Tucked away in the archives of Chaumet are a set of drawings and photographs dating from 1885 to 1938. Depicted on them are four plants – a laurel, a sheaf of wheat, oak leaves and a lily – each adorned with opulent precious stones. They are highly stylised yet exceedingly beautiful: diamond encrusted tiaras circle gently like vines around the crown of a woman’s head; floral brooches come with striking pavé-set ruby hearts; and a diadem brings to mind the pieces which Empress Joséphine, the Parisian house’s eternal muse, cherished most.

It’s clear: Nature is Chaumet’s strong suit. And since its founding in 1870, the brand has effortlessly translated themes of flora and fauna into greatly emblematic collections such as the Hortensia, which is designed after hydrangeas, and offers brooches and rings decorated with vividly-coloured gemstone bouquets; Bee My Love, which reimagines the French symbol of regality as honeycomb patterns on diamond bands and mini pendants; and Attrape-Moi, which captures the movement of spiders, dragonflies and bees as playful motifs on timepiece dials.

Nature is Chaumet’s strong suit.

As an ode to those themes, Chaumet returns to the laurel, the sheaf of wheat, the oak leaves and the lily as the starting points for a new four-part high jewellery collection aptly named La Nature de Chaumet. Part one, Le Laurier, celebrates the evergreen laurel in three mesmerising parures that each include an innovative transformable tiara and cuff watch, supersized necklaces and elegant drop earrings decked with equally striking Burmese sapphires, sculpted moonstone and pink spinels.

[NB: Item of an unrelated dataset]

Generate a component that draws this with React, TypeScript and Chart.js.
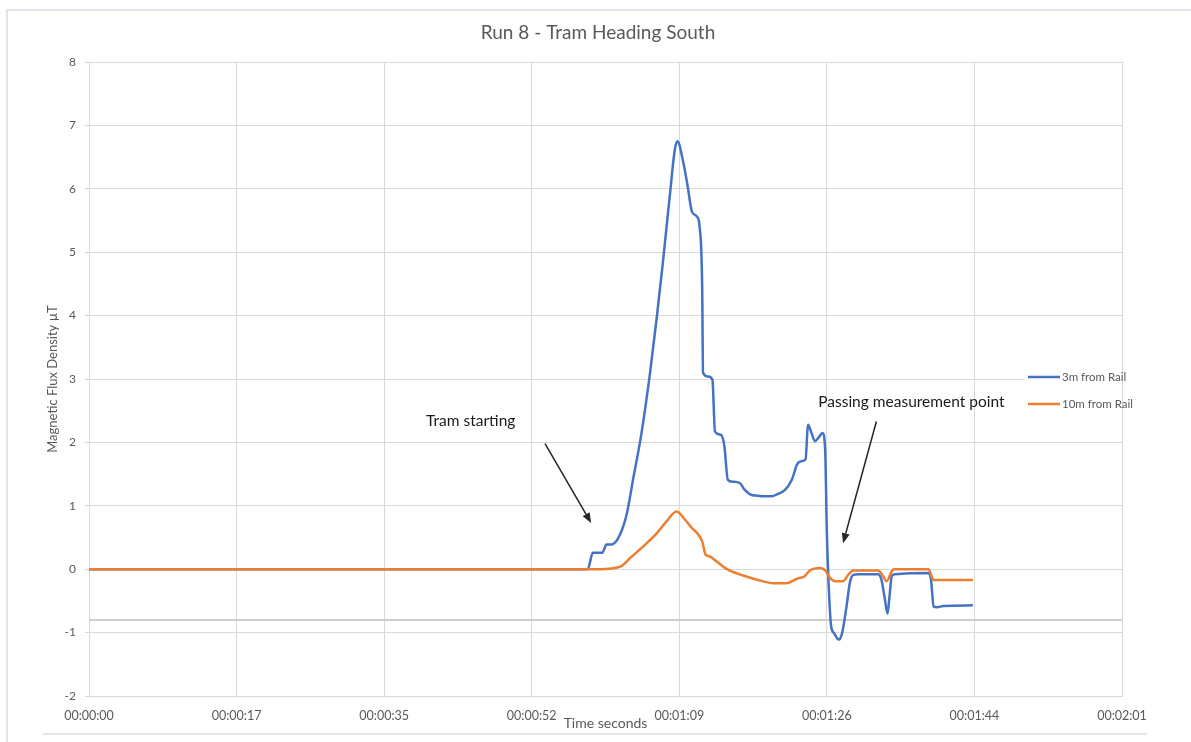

Part two, L'Épi de Blé, transforms sheaves of wheat into bijouterie that recall the royal jewels which Chaumet’s late founder Marie-Étienne Nitot created for Empress Joséphine and Napoleon Bonaparte’s second wife, Marie-Louise. There is an ultra-luminous, diamond-encrusted tiara, a cuff bracelet with pretty orangey-pink Padparadscha sapphire accents, vintage-style ’80s yellow gold brooches and even a tourbillon watch.

The final two parts, Le Chêne and Le Lys, elevate the oak leaf and the lily respectively as highly feminine showstoppers. Pieces inspired by the former include a long necklace that cleverly turns into two shorter versions (it is made up of a harmonious display of rosy pearls, violet sapphires and pink spinels) to a pavé-set diamond secret watch. Le Lys comprises a tiara, rings and earrings sporting gems in the most intense colours: voluminous lily blooms are composed of incandescent red spinels and rhodolite garnets juxtaposed with sprinkles of tourmalines in refreshing mint-green hues.